Men are from Earth, so are women

Loving mum Marie Curie. She also got a couple of those Nobel thingies.
Loving mum Marie Curie. She also got a couple of those Nobel thingies.

I once got corrected by some pedant for talking about a “tennis bat”, so as you may realise, I don’t know much about the sport. But I do like Andy Murray, ever since I saw an interview with him after he’d won some big game that lasted for ages. The journalist mentioned that his mother and girlfriend were in the crowd, and that it must have been really hard for them. A professional athlete is trained to react instantaneously to this by talking about “my greatest supporters, always there for me, an inspiration, etc.”. Not our Andy. “Aye, maybe” he muttered, “but it was a lot harder for me”.

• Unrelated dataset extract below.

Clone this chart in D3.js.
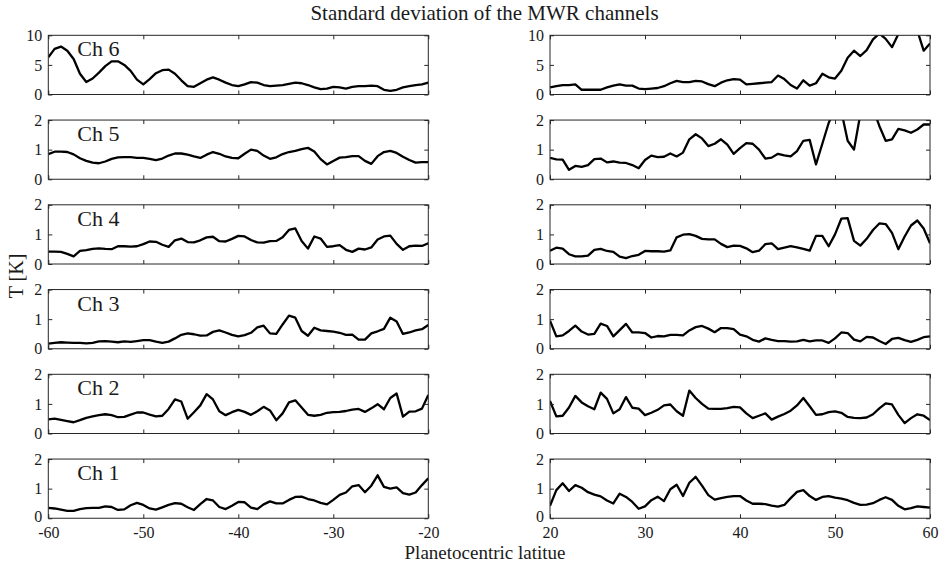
<!DOCTYPE html>
<html>
<head>
<meta charset="utf-8">
<script src="https://cdn.jsdelivr.net/npm/d3@7"></script>
<style>
  body { margin: 0; background: #fff; }
  text { font-family: "Liberation Serif", "Times New Roman", serif; fill: #1a1a1a; }
</style>
</head>
<body>
<svg id="fig" width="941" height="565"></svg>
<script>
// Latitude grids (2/3 degree steps) for the southern and northern panels
const latSouth = d3.range(61).map(i => -60 + i * 2 / 3);
const latNorth = d3.range(61).map(i => 20 + i * 2 / 3);

const xTicksSouth = [-60, -50, -40, -30, -20];
const xTicksNorth = [20, 30, 40, 50, 60];

const channels = ["Ch 6", "Ch 5", "Ch 4", "Ch 3", "Ch 2", "Ch 1"];
const yMax = [10, 2, 2, 2, 2, 2];
const yTicks = [[0, 5, 10], [0, 1, 2], [0, 1, 2], [0, 1, 2], [0, 1, 2], [0, 1, 2]];

// Standard deviation [K] per channel
const ch6South = [6.3,7.7,8.1,7.4,6.0, 3.5,2.1,2.7,3.7,4.8, 5.6,5.6,5.0,4.0,2.5, 1.7,2.6,3.6,4.1,4.2, 3.5,2.4,1.4,1.3,1.9, 2.5,2.9,2.5,2.0,1.6, 1.4,1.7,2.1,2.0,1.6, 1.4,1.5,1.6,1.8,2.0, 1.9,1.6,1.2,0.9,1.0, 1.3,1.2,1.0,1.3,1.4, 1.4,1.5,1.4,0.8,0.6, 0.8,1.2,1.4,1.6,1.7, 2.0];
const ch6North = [1.2,1.4,1.6,1.6,1.7, 0.8,0.8,0.8,0.8,1.2, 1.5,1.7,1.5,1.5,1.0, 0.9,1.0,1.1,1.4,1.9, 2.3,2.1,2.1,2.3,2.2, 1.75,1.4,2.0,2.4,2.6, 2.5,1.7,1.8,1.9,2.0, 2.1,3.2,2.6,1.6,1.0, 2.4,1.5,1.9,3.5,2.9, 2.7,4.0,6.2,7.4,6.5, 7.5,9.3,10.3,9.4,8.0, 10.2,12.5,13.5,10.8,7.4, 8.6];

const ch5South = [0.85,0.93,0.93,0.92,0.84, 0.71,0.62,0.56,0.54,0.6, 0.69,0.74,0.75,0.75,0.72, 0.72,0.69,0.65,0.7,0.8, 0.87,0.87,0.83,0.77,0.72, 0.83,0.92,0.86,0.77,0.72, 0.71,0.86,1.0,0.96,0.8, 0.69,0.74,0.85,0.92,0.96, 1.02,1.06,0.94,0.68,0.5, 0.62,0.73,0.75,0.78,0.78, 0.62,0.52,0.78,0.92,0.96, 0.89,0.76,0.65,0.56,0.58, 0.58];
const ch5North = [0.72,0.67,0.66,0.32,0.45, 0.42,0.48,0.68,0.7,0.57, 0.6,0.56,0.55,0.48,0.37, 0.65,0.8,0.75,0.76,0.87, 0.77,0.9,1.35,1.52,1.38, 1.12,1.2,1.35,1.17,0.86, 1.05,1.22,1.2,1.0,0.7, 0.73,0.86,0.81,0.77,0.95, 1.3,1.33,0.5,1.2,1.9, 2.4,2.3,1.3,1.0,2.2, 2.5,2.4,1.8,1.3,1.35, 1.7,1.65,1.57,1.68,1.85, 1.85];

const ch4South = [0.42,0.42,0.41,0.34,0.26, 0.44,0.47,0.51,0.53,0.51, 0.5,0.6,0.6,0.59,0.6, 0.67,0.76,0.75,0.65,0.58, 0.8,0.86,0.74,0.73,0.8, 0.9,0.92,0.77,0.76,0.85, 0.95,0.93,0.81,0.73,0.72, 0.77,0.78,0.9,1.15,1.2, 0.78,0.52,0.93,0.86,0.58, 0.6,0.64,0.48,0.41,0.52, 0.49,0.56,0.83,0.93,0.96, 0.68,0.48,0.6,0.62,0.61, 0.7];
const ch4North = [0.45,0.55,0.52,0.33,0.26, 0.26,0.28,0.48,0.51,0.44, 0.41,0.25,0.2,0.27,0.31, 0.44,0.43,0.43,0.42,0.46, 0.9,0.99,1.01,0.95,0.85, 0.83,0.83,0.68,0.57,0.62, 0.61,0.53,0.4,0.45,0.67, 0.7,0.5,0.55,0.6,0.56, 0.51,0.45,0.95,0.95,0.6, 1.0,1.53,1.55,0.78,0.62, 0.85,1.15,1.37,1.35,1.05, 0.5,0.93,1.3,1.47,1.2, 0.7];

const ch3South = [0.17,0.2,0.22,0.21,0.2, 0.2,0.18,0.2,0.25,0.26, 0.24,0.22,0.25,0.23,0.26, 0.29,0.29,0.24,0.2,0.24, 0.35,0.47,0.52,0.49,0.44, 0.45,0.57,0.62,0.55,0.47, 0.42,0.46,0.54,0.72,0.78, 0.52,0.5,0.82,1.12,1.05, 0.6,0.44,0.71,0.62,0.6, 0.58,0.54,0.47,0.48,0.31, 0.31,0.52,0.59,0.67,1.05, 0.92,0.5,0.55,0.62,0.66, 0.8];
const ch3North = [0.95,0.42,0.45,0.6,0.78, 0.58,0.48,0.5,0.85,0.77, 0.42,0.63,0.84,0.55,0.55, 0.53,0.38,0.43,0.42,0.47, 0.47,0.45,0.62,0.73,0.77, 0.68,0.56,0.7,0.7,0.66, 0.48,0.42,0.3,0.24,0.35, 0.3,0.26,0.26,0.24,0.25, 0.3,0.25,0.28,0.28,0.2, 0.35,0.55,0.53,0.31,0.25, 0.4,0.38,0.26,0.16,0.33, 0.37,0.29,0.23,0.3,0.39, 0.42];

const ch2South = [0.48,0.5,0.46,0.42,0.38, 0.45,0.53,0.58,0.62,0.65, 0.62,0.55,0.56,0.64,0.71, 0.71,0.64,0.58,0.6,0.83, 1.15,1.08,0.5,0.72,0.95, 1.33,1.15,0.75,0.62,0.72, 0.8,0.73,0.63,0.75,0.9, 0.78,0.45,0.68,1.05,1.12, 0.88,0.63,0.6,0.63,0.7, 0.72,0.73,0.76,0.81,0.83, 0.73,0.85,0.99,0.82,1.2, 1.35,0.57,0.74,0.75,0.84, 1.3];
const ch2North = [1.1,0.58,0.6,0.88,1.27, 1.05,0.92,0.82,1.38,1.17, 0.68,0.82,1.23,0.87,0.84, 0.62,0.7,0.8,0.95,0.98, 0.75,0.6,1.45,1.2,1.0, 0.84,0.83,0.83,0.86,0.9, 0.88,0.68,0.52,0.6,0.68, 0.47,0.57,0.66,0.77,0.95, 1.2,0.92,0.63,0.65,0.72, 0.75,0.7,0.56,0.53,0.52, 0.54,0.65,0.85,1.02,0.98, 0.63,0.35,0.52,0.65,0.6, 0.45];

const ch1South = [0.35,0.33,0.29,0.25,0.25, 0.31,0.34,0.35,0.35,0.4, 0.38,0.28,0.3,0.44,0.52, 0.45,0.33,0.29,0.37,0.45, 0.51,0.49,0.37,0.28,0.48, 0.65,0.6,0.38,0.31,0.42, 0.55,0.54,0.36,0.31,0.47, 0.57,0.5,0.5,0.62,0.72, 0.73,0.65,0.6,0.52,0.47, 0.62,0.79,0.87,1.08,1.12, 0.88,1.1,1.45,1.06,1.0, 1.04,0.85,0.8,0.87,1.12, 1.35];
const ch1North = [0.42,0.95,1.18,0.92,1.12, 1.03,0.88,0.8,0.74,0.6, 0.5,0.83,0.72,0.55,0.32, 0.4,0.61,0.73,0.58,0.98, 1.13,0.75,1.2,1.4,1.1, 0.78,0.63,0.68,0.72,0.75, 0.75,0.6,0.49,0.49,0.48, 0.43,0.39,0.45,0.68,0.89, 0.95,0.75,0.62,0.72,0.75, 0.7,0.66,0.61,0.52,0.45, 0.46,0.51,0.62,0.71,0.62, 0.42,0.3,0.34,0.4,0.38, 0.36];

const southSeries = [ch6South, ch5South, ch4South, ch3South, ch2South, ch1South];
const northSeries = [ch6North, ch5North, ch4North, ch3North, ch2North, ch1North];

// Layout
const svg = d3.select("#fig");
const colLeft = [48.3, 550];
const panelW = 380;
const panelH = 59.2;
const rowTop = r => 35.3 + r * 84.75;
const axisColor = "#262626";
const tickLen = 4;

const columns = [
  { lat: latSouth, ticks: xTicksSouth, series: southSeries, domain: [-60, -20] },
  { lat: latNorth, ticks: xTicksNorth, series: northSeries, domain: [20, 60] }
];

columns.forEach((col, c) => {
  const x = d3.scaleLinear().domain(col.domain).range([0, panelW]);
  channels.forEach((name, r) => {
    const y = d3.scaleLinear().domain([0, yMax[r]]).range([panelH, 0]);
    const g = svg.append("g").attr("transform", `translate(${colLeft[c]},${rowTop(r)})`);
    const clipId = `clip-${c}-${r}`;
    g.append("clipPath").attr("id", clipId)
      .append("rect").attr("x", 0).attr("y", 0).attr("width", panelW).attr("height", panelH);

    // data line
    const line = d3.line().x((d, i) => x(col.lat[i])).y(d => y(d));
    g.append("path")
      .datum(col.series[r])
      .attr("clip-path", `url(#${clipId})`)
      .attr("fill", "none")
      .attr("stroke", "#000")
      .attr("stroke-width", 2.3)
      .attr("stroke-linejoin", "round")
      .attr("d", line);

    const isBottom = r === channels.length - 1;
    // bottom axis (inward ticks), labels only on the lowest row
    const gb = g.append("g").attr("transform", `translate(0,${panelH})`)
      .call(d3.axisBottom(x).tickValues(col.ticks).tickSize(-tickLen).tickPadding(8));
    // top axis mirrored
    const gt = g.append("g").call(d3.axisTop(x).tickValues(col.ticks).tickSize(-tickLen).tickFormat(""));
    // left axis
    const gl = g.append("g").call(d3.axisLeft(y).tickValues(yTicks[r]).tickSize(-tickLen).tickPadding(6).tickFormat(d3.format("d")));
    // right axis mirrored
    const gr = g.append("g").attr("transform", `translate(${panelW},0)`)
      .call(d3.axisRight(y).tickValues(yTicks[r]).tickSize(-tickLen).tickFormat(""));

    [gb, gt, gl, gr].forEach(a => {
      a.select(".domain").remove();
      a.selectAll(".tick line").attr("stroke", axisColor).attr("stroke-width", 1);
      a.selectAll(".tick text")
        .attr("font-family", '"Liberation Serif", serif')
        .attr("font-size", 16)
        .attr("fill", "#1a1a1a");
    });
    gb.selectAll(".tick text").text(d => isBottom ? (d < 0 ? "-" + Math.abs(d) : String(d)) : "");
    // keep the lowest y label clear of the latitude labels underneath
    if (isBottom) gl.selectAll(".tick text").filter(d => d === 0).attr("dy", "0.2em");

    // frame
    g.append("rect")
      .attr("x", 0).attr("y", 0).attr("width", panelW).attr("height", panelH)
      .attr("fill", "none").attr("stroke", axisColor).attr("stroke-width", 1);

    // channel label on the southern panels
    if (c === 0) {
      g.append("text")
        .attr("x", 29).attr("y", 21)
        .attr("font-size", 22)
        .text(name);
    }
  });
});

// Title and axis labels
svg.append("text")
  .attr("x", 484.5).attr("y", 20)
  .attr("text-anchor", "middle")
  .attr("font-size", 21)
  .text("Standard deviation of the MWR channels");

svg.append("text")
  .attr("x", 485).attr("y", 559)
  .attr("text-anchor", "middle")
  .attr("font-size", 19)
  .text("Planetocentric latitue");

svg.append("text")
  .attr("transform", "translate(23,276) rotate(-90)")
  .attr("text-anchor", "middle")
  .attr("font-size", 20)
  .text("T [K]");
</script>
</body>
</html>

Andy tells it like it is, and in this interview he explains why he picked a woman to coach him: because Amélie Mauresmo is the best in the world. He also describes the reaction to his choice and how the press blamed Mauresmo when he lost – something that never happened when he was being coached by men, despite the fact that he rose from world number 14 to number 3 thanks to her.

You don’t expect a tennis player to be smarter than a Noble prize winner, but compare that with science laureate Tim Hunt, reported by The Guardian: “Let me tell you about my trouble with girls … three things happen when they are in the lab … You fall in love with them, they fall in love with you and when you criticise them, they cry.” And if you think Andy Murray is clueless about the media, Hunt made this remark at a meeting of science journalists.

Sexism in science isn’t always so aggressive or panicky. There’s also the “benevolent sexism” discussed in this article in Scientific American. The authors quote the obituary of Yvonne Brill: “She made a mean beef stroganoff, followed her husband from job to job, and took eight years off from work to raise three children. “The world’s best mom,” her son Matthew said. But Yvonne Brill, who died on Wednesday at 88 in Princeton, N.J., was also a brilliant rocket scientist, who in the early 1970s invented a propulsion system to help keep communications satellites from slipping out of their orbits.” Can you imagine a male scientist being described first in terms of his housekeeping and parenting accomplishments before mentioning that he “also” had a major impact on his field?

A “PISA in Focus” study on What Lies behind Gender Inequality in Education? published in March found that girls – even high-achieving girls – tend to underachieve compared to boys when they are asked to “think like scientists”, such as when they are asked to formulate situations mathematically or interpret phenomena scientifically. The PISA authors suggest that this gender difference may be related to students’ self-confidence. “When students are more self-confident, they give themselves the freedom to fail, to engage in the trial-and-error processes that are fundamental to acquiring knowledge in mathematics and science.” Parents are more likely to expect their sons rather than their daughters to work in a science, technology, engineering and maths (STEM) field, even when their 15-year-old boys and girls perform at the same level in mathematics.

The PISA results confirm what you probably suspected, namely that sexist attitudes towards girls and women in science start early. Various other OECD studies along with data from research carried out elsewhere show that although boys and girls initially have the same ability and interest in STEM, a series of social and cultural factors help to split certain disciplines and professions according to gender. For example, in an experiment conducted in French high schools, cited by the OECD Global Science Forum in Encouraging Student Interest in Science and Technology Studies, fictitious orientation files with the same data were tested with teachers. When the fictitious first name is male, teachers’ orientation of the student towards science is twice as frequent as when the first name is female.

Heartbreaker Hunt isn’t the only one worrying his pretty little head about women. And his unease about clever girls has a long history. In 1914 when lesser spirits were getting in a flap about the impending war and other trivia, Berlin University professor Hans Friedenthal warned the world of where the real danger lay: “Brain work will cause the ‘new woman’ to become bald, while increasing masculinity and contempt for beauty will induce the growth of hair on the face. In the future, therefore, women will be bald and will wear long moustaches and patriarchal beards”.

Now that’s what I can call “thinking like a scientist”!